Going forward, you will continue to measure the lease liability at the present value of the remaining payments and reduce the right-of-use asset over the remaining term at a rate that results in straight line expense recognition for the lease.
For existing capital leases, the guidance for measurement results in a mere reclassification. The capital lease asset and the capital lease obligation under the old standard become the amounts of the right-of-use asset and financing lease liability under the new standard. If the leases have unamortized initial direct costs that meet requirements for capitalization under the new standard, these costs will be added to the right-of-use asset. If costs don’t meet the capitalization criteria under the new standard, you will write-off the related asset as an adjustment to beginning equity. Furthermore, you will account for these leases under the old capital lease accounting rules between January 1, 2019 and December 31, 2020.

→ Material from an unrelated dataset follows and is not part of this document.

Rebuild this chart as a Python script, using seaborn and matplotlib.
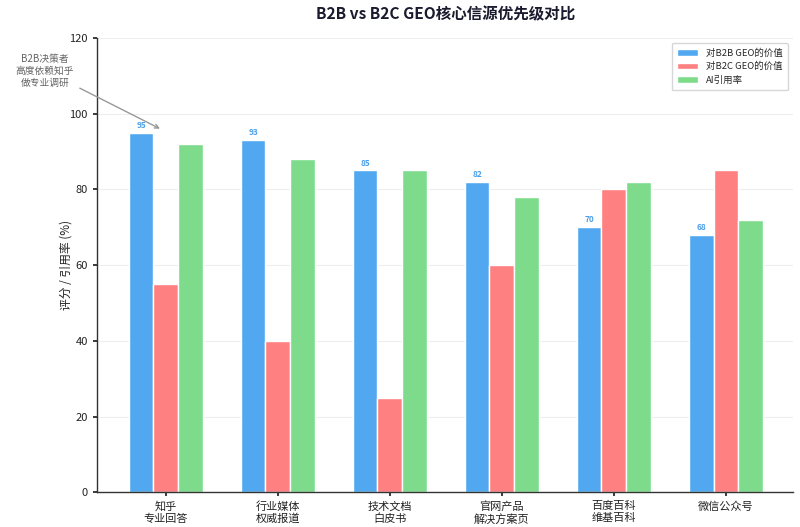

For the most part beginning January 1, 2021 you will account for legacy leases in accordance with the new lease standard. One exception is that legacy capital leases accounted for as financing leases are not subject to the requirement to be re-measured for changes in the amount that it is probable will be owed under residual value guarantees.
You may be asking what discount rate should be used to calculate the present value. I could write a whole other article on the subject but for now let me give you a much summarized definition: The discount rate is the rate implicit in the lease or the incremental borrowing rate if the implicit rate is not readily determinable. A non-public company can make an accounting policy election to use a risk-free discount rate for all leases.
We covered a lot of ground on various transition issues. However, if you don’t plan to use the practical expedients, you will need to learn a little more about what to do with old capital leases being classified as operating leases under the new standard. There could be other transition issues I haven’t addressed that are important to you but hopefully you at least have a picture of what implementation will look like for your company.